HTML5's Offline-first Council of Trent

2016-03-15 Thread Richard Maher
I was going to post this as a reply to #844
 (*) but this
topic is a far greater and more of an all-encompassing issue than any
single thread can serve.

We (all HTML5 Web-App developers) desperately need a schism from the
heretical forces of "Offline First" and the Spartan, austere, featureless
world, of Web-App minimalism!

If you want to hamstring yourselves and live a primitive
pre-telecommunications lifestyle, or something more akin to life post
Road-Warrior Apocalypse, then good for you; just stop white-anting people
who wish to take full advantage of modern technology!

For most "cashed-up" consumers, Lack of Connectivity is the exception an
NOT the norm. (And I live in the most isolated capital city in the world so
cop that!) Sure we'll failback and degrade gracefully but we WILL NOT
target the bean-tins-and-string deployment option.

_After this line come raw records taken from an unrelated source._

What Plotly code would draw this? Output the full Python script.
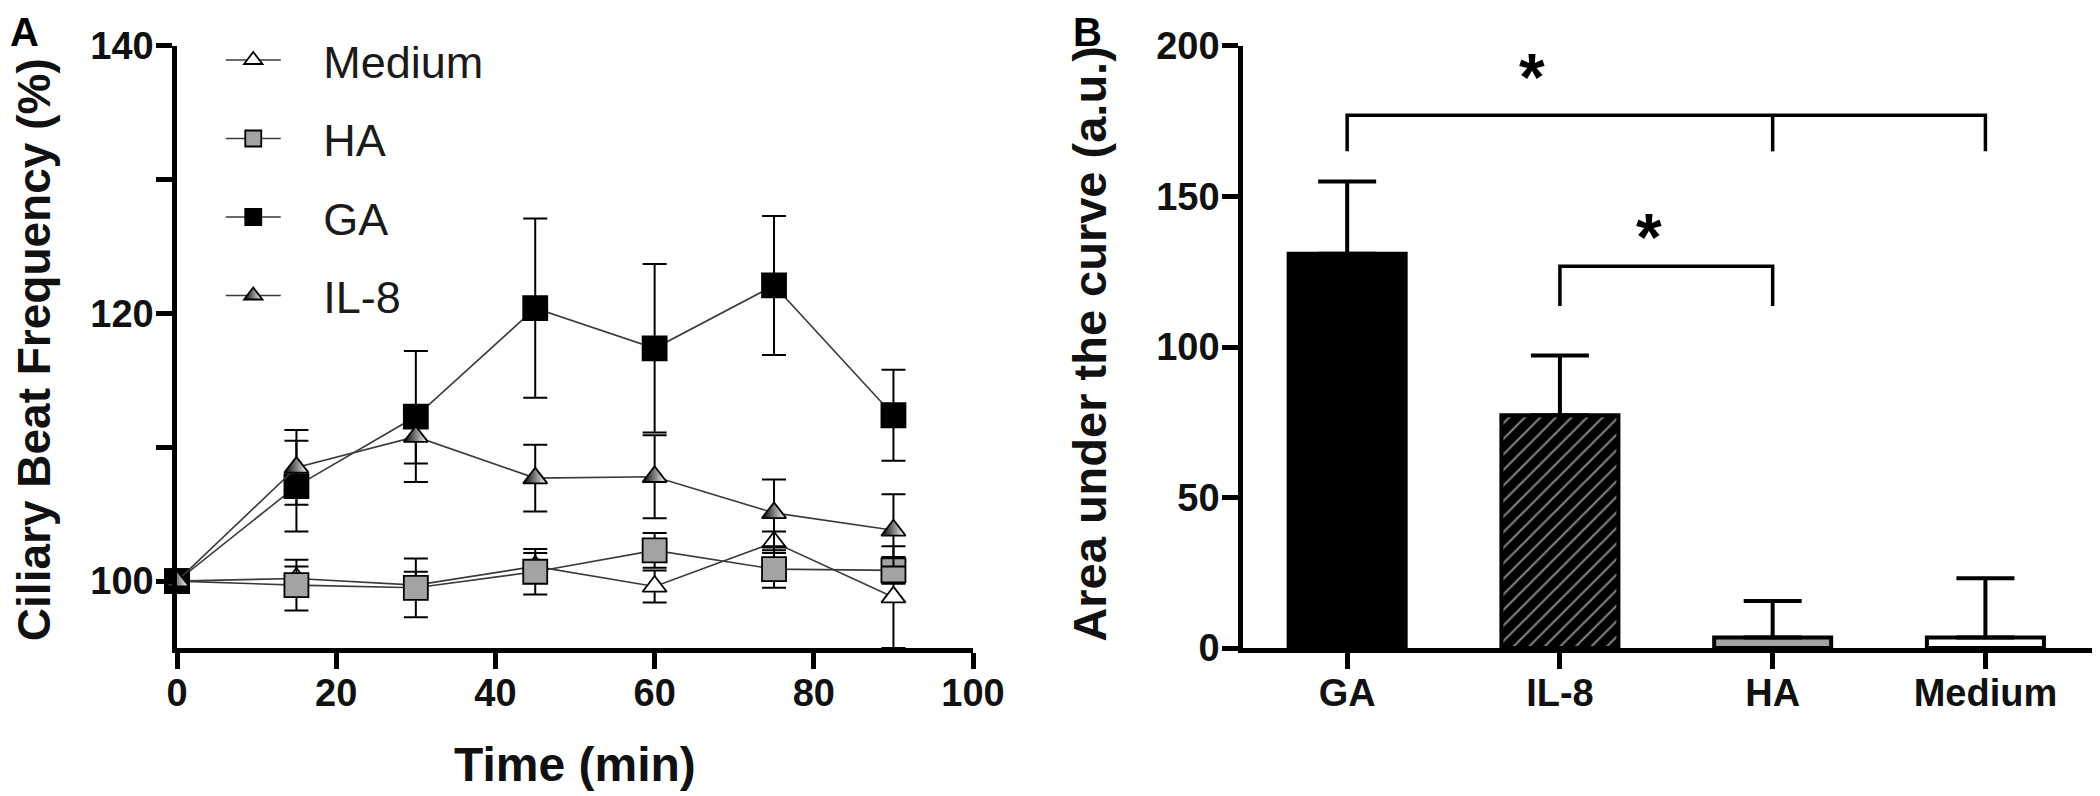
import plotly.graph_objects as go

# ---------------- Panel A data ----------------
time_min = [0, 15, 30, 45, 60, 75, 90]
medium = [100, 100.2, 99.7, 101.1, 99.6, 102.9, 98.8]
medium_err = [None, 0.9, 1.0, 1.0, 1.2, 0.8, 3.8]
ha = [100, 99.7, 99.5, 100.7, 102.3, 100.9, 100.8]
ha_err = [None, 1.9, 2.2, 1.7, 1.3, 1.4, 1.0]
ga = [100, 107.1, 112.3, 120.4, 117.4, 122.1, 112.4]
ga_err = [None, 3.4, 4.9, 6.7, 6.3, 5.2, 3.4]
il8 = [100, 108.5, 110.8, 107.7, 107.8, 105.1, 103.8]
il8_err = [None, 2.8, 2.0, 2.5, 3.1, 2.5, 2.7]

y_ticks_a = [100, 110, 120, 130, 140]
y_ticktext_a = ["100", "", "120", "", "140"]
x_ticks_a = [0, 20, 40, 60, 80, 100]

# ---------------- Panel B data ----------------
groups = ["GA", "IL-8", "HA", "Medium"]
auc = [131, 77.3, 3.5, 3.5]
auc_err = [24, 19.9, 12.1, 19.7]
y_ticks_b = [0, 50, 100, 150, 200]

# significance brackets (group index positions, levels)
br1_x = [0, 0, 3, 3]
br1_y = [165, 177, 177, 165]
br1_mid_x = [2, 2]
br1_mid_y = [177, 165]
br2_x = [1, 1, 2, 2]
br2_y = [113.6, 126.8, 126.8, 113.6]
stars_x = [0.87, 1.42]
stars_y = [189.7, 136.4]

FONT = "Liberation Sans"
LINE_C = "#3a3a3a"
NB = "\u00a0"

fig = go.Figure()

def add_series(name, y, err, symbol, color, gradient=None, size=22):
    marker = dict(symbol=symbol, size=size, color=color,
                  line=dict(color="black", width=1.8))
    if gradient:
        marker["gradient"] = gradient
    fig.add_trace(go.Scatter(
        x=time_min, y=y, name=NB * 3 + name, mode="lines+markers",
        legendgroup=name,
        line=dict(color=LINE_C, width=1.6),
        marker=marker,
        error_y=dict(type="data", array=err, visible=True,
                     color="black", thickness=2, width=12),
        cliponaxis=False, xaxis="x", yaxis="y",
    ))

add_series("Medium", medium, medium_err, "triangle-up", "white", size=21)
add_series("HA", ha, ha_err, "square", "#a3a3a3", size=24)
add_series("GA", ga, ga_err, "square", "black", size=24)
add_series("IL-8", il8, il8_err, "triangle-up", "black",
           gradient=dict(type="horizontal", color="white"), size=21)

# ---------------- Panel B bars ----------------
fig.add_trace(go.Bar(
    x=list(range(len(groups))), y=auc, width=0.55,
    marker=dict(
        color=["black", "black", "#a3a3a3", "white"],
        line=dict(color="black", width=4),
        pattern=dict(shape=["", "/", "", ""], fillmode="overlay",
                     fgcolor="#8c8c8c", size=11, solidity=0.2),
    ),
    error_y=dict(type="data", array=auc_err, symmetric=False,
                 arrayminus=[0, 0, 0, 0], color="black",
                 thickness=4, width=29),
    showlegend=False, xaxis="x2", yaxis="y2",
))

bracket_style = dict(color="black", width=3.5)
for bx, by in [(br1_x, br1_y), (br1_mid_x, br1_mid_y), (br2_x, br2_y)]:
    fig.add_trace(go.Scatter(x=bx, y=by, mode="lines", line=bracket_style,
                             showlegend=False, hoverinfo="skip",
                             cliponaxis=False, xaxis="x2", yaxis="y2"))

for sx, sy in zip(stars_x, stars_y):
    fig.add_annotation(x=sx, y=sy, xref="x2", yref="y2", text="*",
                       showarrow=False,
                       font=dict(family=FONT, size=66, color="black",
                                 weight="bold"),
                       yanchor="middle", xanchor="center")

tick_font = dict(family=FONT, size=38, color="#111", weight="bold")
axis_common = dict(showline=True, linecolor="black", linewidth=4.5,
                   ticks="outside", tickcolor="black", tickwidth=4.5,
                   ticklen=16, showgrid=False, zeroline=False,
                   automargin=False, tickfont=tick_font)

fig.update_layout(
    template="none",
    width=2092, height=788, autosize=False,
    paper_bgcolor="white", plot_bgcolor="white",
    margin=dict(l=0, r=0, t=0, b=0, pad=0),
    xaxis=dict(domain=[0.0808, 0.4613], range=[0, 100],
               tickvals=x_ticks_a, anchor="y", ticklabelstandoff=-8,
               **axis_common),
    yaxis=dict(domain=[0.1878, 0.9518], range=[95, 140],
               tickvals=y_ticks_a, ticktext=y_ticktext_a, anchor="x",
               ticklabelstandoff=-5, **axis_common),
    xaxis2=dict(domain=[0.5903, 0.9976], range=[-0.49, 3.515],
                tickvals=list(range(len(groups))), ticktext=groups,
                anchor="y2", ticklabelstandoff=-8, **axis_common),
    yaxis2=dict(domain=[0.1878, 0.9518], range=[0, 200],
                tickvals=y_ticks_b, anchor="x2", ticklabelstandoff=-5,
                **axis_common),
    legend=dict(x=0.1017, y=0.9794, xanchor="left", yanchor="top",
                font=dict(family=FONT, size=45, color="#1a1a1a"),
                bgcolor="rgba(0,0,0,0)", itemwidth=55,
                tracegroupgap=17, traceorder="grouped"),
    showlegend=True,
)

fig.add_annotation(text="Ciliary Beat Frequency (%)", xref="paper", yref="paper",
                   x=0.0125, y=0.566, textangle=-90, showarrow=False,
                   font=dict(family=FONT, size=46, color="#111", weight="bold"),
                   xanchor="center", yanchor="middle")
fig.add_annotation(text="Time (min)", xref="paper", yref="paper",
                   x=0.271, y=0.040, showarrow=False,
                   font=dict(family=FONT, size=48, color="#111", weight="bold"),
                   xanchor="center", yanchor="middle")
fig.add_annotation(text="Area under the curve (a.u.)", xref="paper", yref="paper",
                   x=0.5172, y=0.574, textangle=-90, showarrow=False,
                   font=dict(family=FONT, size=47, color="#111", weight="bold"),
                   xanchor="center", yanchor="middle")
panel_font = dict(family=FONT, size=40, color="black", weight="bold")
fig.add_annotation(text="A", xref="paper", yref="paper", x=0.0, y=0.969,
                   showarrow=False, font=panel_font, xanchor="left", yanchor="middle")
fig.add_annotation(text="B", xref="paper", yref="paper", x=0.508, y=0.969,
                   showarrow=False, font=panel_font, xanchor="left", yanchor="middle")

fig.write_html("out.html")
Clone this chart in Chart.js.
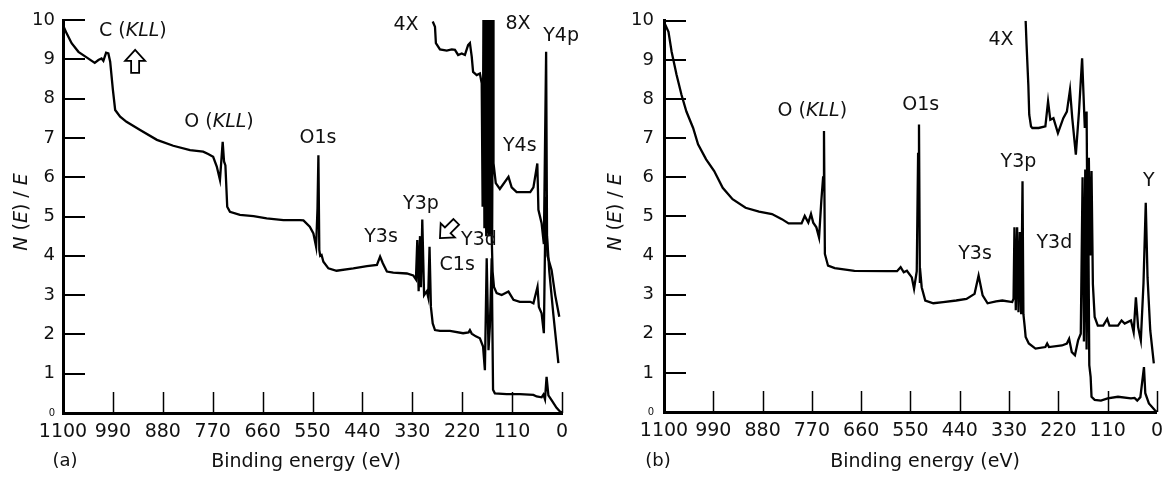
<!DOCTYPE html>
<html>
<head>
<meta charset="utf-8">
<title>XPS survey spectra</title>
<script src="https://cdn.jsdelivr.net/npm/chart.js@4.4.1/dist/chart.umd.min.js"></script>
<style>
  html, body { margin: 0; padding: 0; background: #fff; }
  #wrap { position: relative; width: 1171px; height: 483px; overflow: hidden; }
  canvas { position: absolute; top: 0; }
  #chartA { left: 0; }
  #chartB { left: 590px; }
</style>
</head>
<body>
<div id="wrap">
  <canvas id="chartA" width="590" height="483"></canvas>
  <canvas id="chartB" width="581" height="483"></canvas>
</div>
<script>
// [binding energy (eV), N(E)/E]

// (a) full-scale trace
const a1x = [
  [1100, 9.87], [1092, 9.66], [1081, 9.41], [1066, 9.19], [1048, 9.05], [1030, 8.91], [1022, 8.98],
  [1015, 9.02], [1011, 8.96], [1005, 9.17], [1000, 9.15], [996, 8.94], [990, 8.22], [985, 7.71],
  [974, 7.54], [960, 7.41], [930, 7.2], [893, 6.95], [857, 6.8], [820, 6.69], [791, 6.65], [780, 6.59],
  [769, 6.52], [761, 6.27], [754, 5.93], [748, 6.9], [745, 6.4], [742, 6.3], [738, 5.25], [732, 5.12],
  [710, 5.04], [680, 5.01], [651, 4.95], [614, 4.91], [578, 4.91], [570, 4.9], [556, 4.74], [548, 4.57],
  [542, 4.23], [539, 5.2], [537, 6.56], [535, 4.15], [533, 4.0], [530, 4.02], [526, 3.85], [515, 3.68],
  [497, 3.62], [460, 3.68], [430, 3.74], [408, 3.77], [401, 3.98], [395, 3.81], [386, 3.6], [372, 3.57],
  [342, 3.55], [328, 3.5], [322, 3.4], [319, 4.4], [316, 3.1], [313, 4.5], [311, 3.2], [308, 4.92],
  [304, 3.0], [298, 3.1], [295, 2.95], [292, 4.23], [289, 2.7], [285, 2.28], [280, 2.11], [269, 2.09],
  [247, 2.09], [218, 2.03], [206, 2.05], [203, 2.11], [199, 2.02], [190, 1.95], [181, 1.9], [174, 1.69],
  [170, 1.09], [166, 3.94], [162, 1.6], [159, 2.2], [155, 3.94], [152, 0.59], [148, 0.5], [122, 0.48],
  [93, 0.48], [63, 0.46], [56, 0.42], [45, 0.4], [41, 0.47], [37.5, 0.35], [34, 0.92], [30, 0.45],
  [23, 0.33], [12, 0.13], [4, 0.03], [0, 0.02]
];
// (a) 4X expanded trace
const a4x = [
  [285, 9.96], [280, 9.83], [278, 9.41], [269, 9.25], [254, 9.22], [243, 9.25], [236, 9.24], [229, 9.11],
  [221, 9.15], [214, 9.11], [207, 9.36], [203, 9.41], [199, 9.07], [196, 8.68], [188, 8.6], [181, 8.64],
  [177, 8.39], [175, 5.25], [173, 10.5], [171, 4.7], [169, 10.5], [167, 4.5], [165, 10.5], [163, 4.6],
  [161, 10.5], [159, 4.5], [157, 10.5], [155, 4.5], [153, 3.6], [150, 3.21], [144, 3.05], [133, 3.0],
  [118, 3.09], [107, 2.88], [93, 2.83], [70, 2.83], [63, 2.79], [54, 3.21], [51, 2.7], [45, 2.54],
  [40, 2.03], [36, 5.5], [32, 4.0], [23, 3.64], [15, 3.0], [6, 2.45]
];
// (a) 8X expanded trace
const a8x = [
  [168, 10.5], [166, 4.6], [164, 10.5], [162, 4.5], [160, 10.5], [158, 4.6], [156, 10.5], [154, 4.5],
  [152, 10.5], [151, 6.36], [146, 5.85], [137, 5.7], [118, 6.01], [111, 5.74], [100, 5.62], [70, 5.62],
  [63, 5.74], [54.4, 6.35], [52, 5.17], [45, 4.83], [40, 4.3], [35, 9.19], [33, 4.5], [28, 3.6],
  [19, 2.5], [8, 1.27]
];

// (b) full-scale trace
const b1x = [
  [1100, 9.97], [1090, 9.72], [1083, 9.21], [1072, 8.62], [1061, 8.11], [1050, 7.68], [1035, 7.26],
  [1024, 6.84], [1006, 6.46], [988, 6.16], [969, 5.73], [947, 5.44], [918, 5.22], [888, 5.12], [859, 5.06],
  [837, 4.93], [822, 4.82], [793, 4.82], [786, 5.01], [778, 4.84], [772, 5.06], [767, 4.84], [760, 4.72],
  [754, 4.46], [749, 5.39], [745, 6.0], [743, 7.18], [741, 4.04], [734, 3.74], [719, 3.68], [675, 3.61],
  [602, 3.6], [580, 3.6], [572, 3.7], [565, 3.57], [558, 3.61], [547, 3.44], [542, 3.15], [536, 3.6],
  [533, 6.6], [531, 7.35], [529, 3.3], [527, 3.45], [525, 3.19], [517, 2.85], [499, 2.78], [477, 2.81],
  [448, 2.85], [425, 2.89], [407, 3.02], [398, 3.49], [389, 2.98], [378, 2.78], [359, 2.83], [345, 2.85],
  [323, 2.81], [320, 2.9], [318, 4.72], [315, 2.6], [312, 4.72], [309, 2.55], [306, 4.6], [303, 2.5],
  [300, 5.9], [298, 2.5], [295, 2.17], [293, 1.92], [286, 1.75], [271, 1.62], [249, 1.66], [245, 1.75],
  [241, 1.66], [212, 1.7], [201, 1.75], [196, 1.87], [190, 1.53], [183, 1.45], [176, 1.83], [170, 2.0],
  [166, 6.0], [163, 1.8], [160, 6.2], [157, 1.6], [154, 6.16], [151, 1.2], [148, 0.9], [146, 0.39],
  [139, 0.31], [125, 0.29], [110, 0.35], [87, 0.39], [58, 0.35], [50, 0.36], [44, 0.29], [37, 0.38],
  [29, 1.15], [26, 0.48], [18, 0.22], [5, 0.05], [0, 0.0]
];
// (b) 4X expanded trace
const b4x = [
  [293, 10.0], [291, 9.4], [287, 8.36], [285, 7.6], [281, 7.3], [278, 7.26], [264, 7.26], [249, 7.3],
  [243, 7.94], [238, 7.47], [231, 7.51], [221, 7.13], [209, 7.51], [201, 7.68], [194, 8.24], [189, 7.51],
  [181, 6.58], [174, 7.68], [167, 9.04], [161, 7.26], [157, 7.68], [155, 4.5], [152, 6.5], [149, 4.0],
  [146, 6.16], [143, 3.27], [139, 2.43], [132, 2.21], [120, 2.21], [111, 2.38], [106, 2.21], [87, 2.21],
  [79, 2.34], [72, 2.26], [58, 2.34], [52, 2.04], [47, 2.93], [42, 2.17], [36, 1.83], [30, 3.3],
  [25, 5.35], [21, 3.44], [15, 2.09], [7, 1.24]
];

// peak labels: text (*...* = italic), anchored at [eV, N(E)/E]
const aPeakLabels = [
  ['C (*KLL*)', 946, 9.72], ['O (*KLL*)', 756, 7.4], ['O1s', 538, 7.0], ['Y3s', 399, 4.48],
  ['Y3p', 311, 5.32], ['Y3d', 183, 4.4], ['C1s', 231, 3.77], ['4X', 344, 9.87], ['8X', 97, 9.9],
  ['Y4p', 2, 9.6], ['Y4s', 93, 6.8]
];
const bPeakLabels = [
  ['O (*KLL*)', 769, 7.68], ['O1s', 527, 7.84], ['4X', 348, 9.52], ['Y3p', 309, 6.39],
  ['Y3s', 406, 4.05], ['Y3d', 229, 4.33], ['Y', 18, 5.9]
];
// outline arrows: tip at [eV, N(E)/E], direction in degrees (screen, 0 = right)
const aArrows = [[941, 9.24, -90], [269, 4.45, 135]];
const bArrows = [];

const FONT = '"DejaVu Sans", "Liberation Sans", sans-serif';
const INK = '#000';

function toPts(pairs) {
  return pairs.map(([x, y]) => ({ x, y }));
}

// text with *italic* runs, centred on (cx, cy)
function drawRich(ctx, text, cx, cy, size) {
  const parts = text.split('*');
  const fonts = parts.map((p, i) => (i % 2 ? 'italic ' : '') + size + 'px ' + FONT);
  const widths = parts.map((p, i) => { ctx.font = fonts[i]; return ctx.measureText(p).width; });
  let xx = cx - widths.reduce((s, w) => s + w, 0) / 2;
  ctx.textAlign = 'left';
  ctx.textBaseline = 'middle';
  parts.forEach((p, i) => {
    ctx.font = fonts[i];
    ctx.fillText(p, xx, cy);
    xx += widths[i];
  });
}

function drawArrow(ctx, tx, ty, deg) {
  const len = 23, hl = 11, hw = 20, sw = 8;
  const pts = [[0, 0], [-hl, -hw / 2], [-hl, -sw / 2], [-len, -sw / 2], [-len, sw / 2], [-hl, sw / 2], [-hl, hw / 2]];
  const a = deg * Math.PI / 180, c = Math.cos(a), s = Math.sin(a);
  ctx.beginPath();
  pts.forEach(([px, py], i) => {
    const X = tx + px * c - py * s, Y = ty + px * s + py * c;
    if (i) ctx.lineTo(X, Y); else ctx.moveTo(X, Y);
  });
  ctx.closePath();
  ctx.fillStyle = '#fff';
  ctx.fill();
  ctx.lineWidth = 1.8;
  ctx.strokeStyle = '#000';
  ctx.stroke();
}

// inward tick marks, peak labels, arrows and titles
function decor(panel) {
  return {
    id: 'decor',
    afterDraw(chart) {
      const { ctx, chartArea: area, scales: { x, y } } = chart;
      ctx.save();
      ctx.strokeStyle = '#000';
      ctx.lineWidth = 1.5;
      x.ticks.forEach(t => {
        const px = Math.round(x.getPixelForValue(t.value)) + 0.5;
        ctx.beginPath();
        ctx.moveTo(px, area.bottom);
        ctx.lineTo(px, area.bottom - 21);
        ctx.stroke();
      });
      ctx.lineWidth = 2;
      y.ticks.forEach(t => {
        const py = Math.round(y.getPixelForValue(t.value));
        ctx.beginPath();
        ctx.moveTo(area.left, py);
        ctx.lineTo(area.left + 22, py);
        ctx.stroke();
      });

      ctx.fillStyle = '#111';
      panel.labels.forEach(([txt, ev, n]) => {
        drawRich(ctx, txt, x.getPixelForValue(ev), y.getPixelForValue(n), 19);
      });
      panel.arrows.forEach(([ev, n, ang]) => {
        drawArrow(ctx, x.getPixelForValue(ev), y.getPixelForValue(n), ang);
      });

      ctx.fillStyle = '#111';
      ctx.save();
      ctx.translate(panel.yTitleX, 212);
      ctx.rotate(-Math.PI / 2);
      drawRich(ctx, '*N* (*E*) / *E*', 0, 0, 19);
      ctx.restore();
      drawRich(ctx, panel.tag, panel.tagX, 461, 18);
      drawRich(ctx, 'Binding energy (eV)', panel.xTitleX, 462, 19);
      ctx.restore();
    }
  };
}

function makeChart(panel) {
  const canvas = document.getElementById(panel.id);
  return new Chart(canvas, {
    type: 'line',
    data: {
      datasets: panel.traces.map(t => ({
        data: toPts(t),
        borderColor: INK,
        borderWidth: 2.3,
        pointRadius: 0,
        tension: 0,
        fill: false
      }))
    },
    options: {
      responsive: false,
      animation: false,
      devicePixelRatio: 1,
      events: [],
      layout: { padding: { top: panel.top, right: panel.right, left: 0, bottom: 0 } },
      plugins: { legend: { display: false }, tooltip: { enabled: false } },
      scales: {
        x: {
          type: 'linear',
          min: 0,
          max: 1100,
          reverse: true,
          afterFit: s => { s.height = panel.xAxisH; },
          grid: { display: false, drawTicks: false },
          border: { display: true, color: '#000', width: 3 },
          ticks: {
            stepSize: 110,
            autoSkip: false,
            maxRotation: 0,
            padding: 8,
            color: '#111',
            font: { family: FONT, size: 19 },
            callback: v => String(v)
          }
        },
        y: {
          min: 0,
          max: 10,
          afterFit: s => { s.width = panel.yAxisW; },
          grid: { display: false, drawTicks: false },
          border: { display: true, color: '#000', width: 3 },
          ticks: {
            stepSize: 1,
            padding: panel.yPad,
            color: '#111',
            font: c => ({ family: FONT, size: c.tick && c.tick.value === 0 ? 10 : 18 }),
            callback: v => String(v)
          }
        }
      }
    },
    plugins: [decor(panel)]
  });
}

makeChart({
  id: 'chartA', traces: [a1x, a4x, a8x], labels: aPeakLabels, arrows: aArrows,
  top: 20, right: 28, xAxisH: 70, yAxisW: 63, yPad: 8,
  yTitleX: 22, tag: '(a)', tagX: 65, xTitleX: 306
});
makeChart({
  id: 'chartB', traces: [b1x, b4x], labels: bPeakLabels, arrows: bArrows,
  top: 19, right: 8, xAxisH: 71, yAxisW: 74, yPad: 10,
  yTitleX: 26, tag: '(b)', tagX: 68, xTitleX: 335
});
</script>
</body>
</html>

Your Client-Based GeoFences are a joke :-( Your willingness, nay
preference, to serve up stale, outdated data, is an exercise in
self-flagellation that only a fellow sicko could understand.

But let us wicked technologists not sway you from your
life-was-meant-to-be-hard, God-would've-given-us-wings fanaticism. All we
want is a fair share of the Chrome, Mozilla, Opera, and Safari development
budgets for expanding the Feature List rather than censoring it.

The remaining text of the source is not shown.